Information shown:
+===+
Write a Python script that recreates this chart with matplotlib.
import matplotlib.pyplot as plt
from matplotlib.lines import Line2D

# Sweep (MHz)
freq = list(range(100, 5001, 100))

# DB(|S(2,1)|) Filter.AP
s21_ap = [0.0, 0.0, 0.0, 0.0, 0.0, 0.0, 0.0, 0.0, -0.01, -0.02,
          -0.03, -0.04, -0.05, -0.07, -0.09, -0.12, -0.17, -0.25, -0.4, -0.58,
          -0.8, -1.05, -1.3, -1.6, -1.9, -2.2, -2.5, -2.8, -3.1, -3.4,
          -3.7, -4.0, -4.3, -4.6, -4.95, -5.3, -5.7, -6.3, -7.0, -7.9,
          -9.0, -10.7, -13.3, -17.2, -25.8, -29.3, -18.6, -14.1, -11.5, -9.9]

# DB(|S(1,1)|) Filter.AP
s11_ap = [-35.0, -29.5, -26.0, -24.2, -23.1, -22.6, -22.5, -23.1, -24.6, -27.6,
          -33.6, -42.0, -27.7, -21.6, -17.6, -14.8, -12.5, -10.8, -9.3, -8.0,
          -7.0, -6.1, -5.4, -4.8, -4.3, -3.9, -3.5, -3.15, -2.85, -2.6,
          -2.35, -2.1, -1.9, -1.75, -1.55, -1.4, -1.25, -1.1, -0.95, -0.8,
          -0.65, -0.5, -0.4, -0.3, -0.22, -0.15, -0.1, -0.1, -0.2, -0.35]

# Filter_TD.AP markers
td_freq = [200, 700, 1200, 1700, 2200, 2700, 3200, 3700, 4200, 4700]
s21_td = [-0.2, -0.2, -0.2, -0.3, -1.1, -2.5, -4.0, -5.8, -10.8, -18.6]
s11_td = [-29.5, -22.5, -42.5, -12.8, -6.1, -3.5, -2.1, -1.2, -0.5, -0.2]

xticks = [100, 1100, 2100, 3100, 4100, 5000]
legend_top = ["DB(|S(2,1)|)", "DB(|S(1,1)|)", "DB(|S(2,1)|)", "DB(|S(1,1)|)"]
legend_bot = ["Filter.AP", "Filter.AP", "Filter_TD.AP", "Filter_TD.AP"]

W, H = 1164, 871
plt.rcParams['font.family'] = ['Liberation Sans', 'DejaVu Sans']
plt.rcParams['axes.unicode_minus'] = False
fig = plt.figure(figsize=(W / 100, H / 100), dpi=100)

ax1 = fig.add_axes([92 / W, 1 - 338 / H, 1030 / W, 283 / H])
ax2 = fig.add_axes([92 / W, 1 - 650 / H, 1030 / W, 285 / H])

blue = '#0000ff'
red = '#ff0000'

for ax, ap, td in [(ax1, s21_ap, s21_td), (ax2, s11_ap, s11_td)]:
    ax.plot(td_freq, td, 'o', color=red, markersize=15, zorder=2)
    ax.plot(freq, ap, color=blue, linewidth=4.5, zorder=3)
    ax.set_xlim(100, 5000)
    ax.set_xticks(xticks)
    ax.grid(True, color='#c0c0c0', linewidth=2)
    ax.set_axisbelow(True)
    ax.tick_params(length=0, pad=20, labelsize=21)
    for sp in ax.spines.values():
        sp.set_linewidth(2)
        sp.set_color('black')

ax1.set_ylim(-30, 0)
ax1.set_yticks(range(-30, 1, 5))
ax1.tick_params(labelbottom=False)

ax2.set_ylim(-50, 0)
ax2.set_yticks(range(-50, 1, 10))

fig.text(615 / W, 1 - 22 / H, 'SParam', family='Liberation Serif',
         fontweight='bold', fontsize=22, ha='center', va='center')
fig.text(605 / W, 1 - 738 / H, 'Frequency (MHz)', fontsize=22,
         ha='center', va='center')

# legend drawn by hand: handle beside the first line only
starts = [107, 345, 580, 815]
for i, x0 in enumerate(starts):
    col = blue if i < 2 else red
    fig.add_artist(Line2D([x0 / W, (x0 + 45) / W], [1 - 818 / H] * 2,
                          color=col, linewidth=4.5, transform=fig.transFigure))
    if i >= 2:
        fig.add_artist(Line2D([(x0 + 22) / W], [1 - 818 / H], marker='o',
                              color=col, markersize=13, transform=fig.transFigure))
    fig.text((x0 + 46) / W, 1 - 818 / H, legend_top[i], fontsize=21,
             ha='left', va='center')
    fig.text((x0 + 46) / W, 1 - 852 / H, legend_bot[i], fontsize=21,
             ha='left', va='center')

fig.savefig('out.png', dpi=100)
+===+
Short task: Determine how many lines include the word "matplotlib" and report that number by itself.

The output: 3